病人的脑部血肿确实比较复杂,有一定的难度。但是,仍然有很大的机会成功。”
“哈利医生,您能答应帮我们完成这个手术,我真的十分感谢。”姜尔听到这样的答案,几乎喜极而泣,“只要您全力救助我的爱人,我承诺您目前进行的实验,我们愿意以个人名义进行捐助。”
哈利眼里闪过一丝精光:“感谢您的慷慨,这样吧,今晚我让我的助理给你具体的行程安排。”
姜尔告别哈利,直到哈利的助手发来邮件,确认一周后可以到国内进行手术,她才放下悬着的心。
当晚她便乘坐凌晨的飞机马不停蹄地赶了回来,告诉了所有人这个好消息。王琴扑在丈夫的怀里嚎啕大哭,虞廉明更是湿润了眼眶。
当听到儿子可能性醒不过来,虞廉明整个人几乎肉眼可见地颓败了下去。他自己是军人,在军队干了一辈子,他当然知道做这一行的危险。
但是看着儿子躺在那里,其中滋味谁又能知道呢?见到姜尔时,他从不知道让自己儿子深爱的人是这样的。
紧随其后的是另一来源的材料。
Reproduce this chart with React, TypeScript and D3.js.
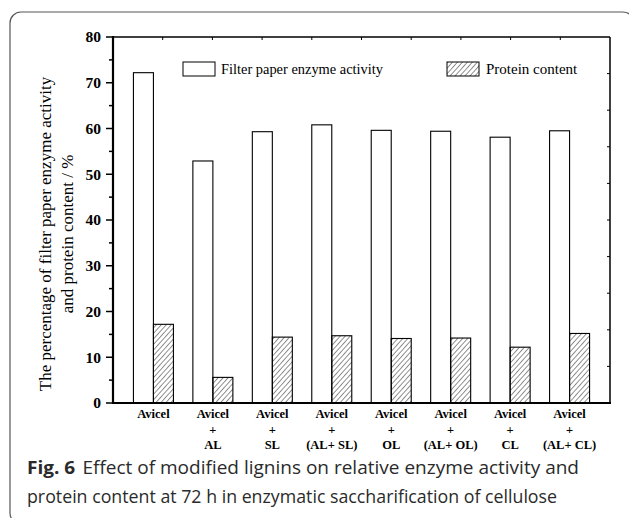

果断、勇敢、重情重义,儿子的深情没有错付。
“要一个星期才能转院?”王琴看着姜尔有些不确定,“病情一拖再拖,虞琸还能等吗?”
“医生的意见总是没错的,虞琸的身体还有些虚弱。”姜尔现在隐隐成了这家的主心骨。
王琴尽管担心儿子,但也知道急不得,姜尔本事大,外国的医生都能请到华南市做手术:“好,都听你的。”
见王琴没有固执,姜尔松了一口气。转院那天总算顺利,姜尔为了避免不必要的麻烦,选择了包机。
抵达机场时,医院已经安排好了救护车等待,整个转送过程异常顺利。稍作休整便被推进了手术室。
等在手术室外的王琴抓着姜尔的手不敢放开,似乎只要她在,儿子就有希望。自己也就有了底气和盼头。
姜尔没有拒绝,她心里也是紧张打过自信。即使专家团再三说手术成功几率很大,但她依然担心那百分之几的失败。
所幸手术很成功,手术第二天,尽管虞琸短暂地醒来后又深深陷入了沉睡,但总之叫人看到了希望。
“姜尔快来,虞琸醒了!”王琴兴奋的声音传来。
姜尔当即放下工作驱车赶往医院,她该怎么问候他呢?说一句好久不见,还是我想你了?抑或者骂他一顿,好消解自己内心的不安?
胆怯和喜悦交织在一起,最终都沉淀成了内心渴切的期盼快点见到他。
欢笑声从病房里飞了出来,姜尔快走几步想飞奔过去。但近乡情更怯,脚下步频不变,却是转了个弯向着卫生间走去。
她望着镜子里的自己,工作日的穿搭有些许的严谨。小香风短西装内搭白色高领毛衣,黑色紧身裤外套了一双绑带长筒马丁靴,珍珠耳钉又减龄又温柔。
掏出口红,补了唇色,又撩了两下散落的头发,深吸一口气这才向着病房走去。